→ **PROBLEM STATEMENT**
From the material below, list every line containing "that".

→ **THE INPUT**
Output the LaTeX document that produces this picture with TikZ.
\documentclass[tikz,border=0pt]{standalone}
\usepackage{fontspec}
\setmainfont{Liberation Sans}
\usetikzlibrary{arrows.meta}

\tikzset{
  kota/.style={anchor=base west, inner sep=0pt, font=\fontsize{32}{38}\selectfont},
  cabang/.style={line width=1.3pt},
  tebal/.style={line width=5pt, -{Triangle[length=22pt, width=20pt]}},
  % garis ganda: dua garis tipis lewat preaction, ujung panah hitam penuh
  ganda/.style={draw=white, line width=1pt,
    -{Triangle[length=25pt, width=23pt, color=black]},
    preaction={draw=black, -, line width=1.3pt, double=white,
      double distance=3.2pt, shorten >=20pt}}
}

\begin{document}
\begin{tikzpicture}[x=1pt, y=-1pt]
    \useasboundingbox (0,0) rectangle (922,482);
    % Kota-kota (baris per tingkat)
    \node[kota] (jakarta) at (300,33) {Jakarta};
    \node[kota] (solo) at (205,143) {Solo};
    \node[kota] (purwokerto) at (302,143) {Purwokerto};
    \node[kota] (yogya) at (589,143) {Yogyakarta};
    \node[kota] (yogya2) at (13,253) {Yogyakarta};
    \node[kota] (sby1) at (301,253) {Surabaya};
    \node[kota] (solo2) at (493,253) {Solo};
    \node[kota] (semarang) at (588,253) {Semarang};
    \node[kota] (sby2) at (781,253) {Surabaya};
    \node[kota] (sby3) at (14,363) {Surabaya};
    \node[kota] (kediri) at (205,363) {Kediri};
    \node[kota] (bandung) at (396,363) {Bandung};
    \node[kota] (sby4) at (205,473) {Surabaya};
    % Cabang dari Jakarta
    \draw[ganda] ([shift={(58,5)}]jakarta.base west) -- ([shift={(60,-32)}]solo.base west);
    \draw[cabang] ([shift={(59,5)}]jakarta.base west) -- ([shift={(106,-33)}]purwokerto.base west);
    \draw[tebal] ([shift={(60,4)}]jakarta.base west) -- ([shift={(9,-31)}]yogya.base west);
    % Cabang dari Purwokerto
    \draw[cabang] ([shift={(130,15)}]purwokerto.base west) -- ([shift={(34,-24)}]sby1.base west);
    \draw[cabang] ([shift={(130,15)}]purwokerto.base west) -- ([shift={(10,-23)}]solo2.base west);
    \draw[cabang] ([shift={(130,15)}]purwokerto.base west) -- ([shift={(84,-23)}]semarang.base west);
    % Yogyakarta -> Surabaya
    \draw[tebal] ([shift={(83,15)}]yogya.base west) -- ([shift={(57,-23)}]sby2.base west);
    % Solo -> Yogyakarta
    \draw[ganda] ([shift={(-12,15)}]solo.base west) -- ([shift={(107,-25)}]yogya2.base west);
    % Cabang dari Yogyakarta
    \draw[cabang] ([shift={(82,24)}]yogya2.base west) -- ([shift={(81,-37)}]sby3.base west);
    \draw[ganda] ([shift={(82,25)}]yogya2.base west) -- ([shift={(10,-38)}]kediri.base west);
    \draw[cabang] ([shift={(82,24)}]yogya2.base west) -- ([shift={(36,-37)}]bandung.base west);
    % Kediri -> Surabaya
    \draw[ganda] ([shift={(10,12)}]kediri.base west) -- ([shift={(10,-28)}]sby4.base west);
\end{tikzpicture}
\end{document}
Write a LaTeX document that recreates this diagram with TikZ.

→ **SOLUTION**
Output the LaTeX document that produces this picture with TikZ.
Write a LaTeX document that recreates this diagram with TikZ.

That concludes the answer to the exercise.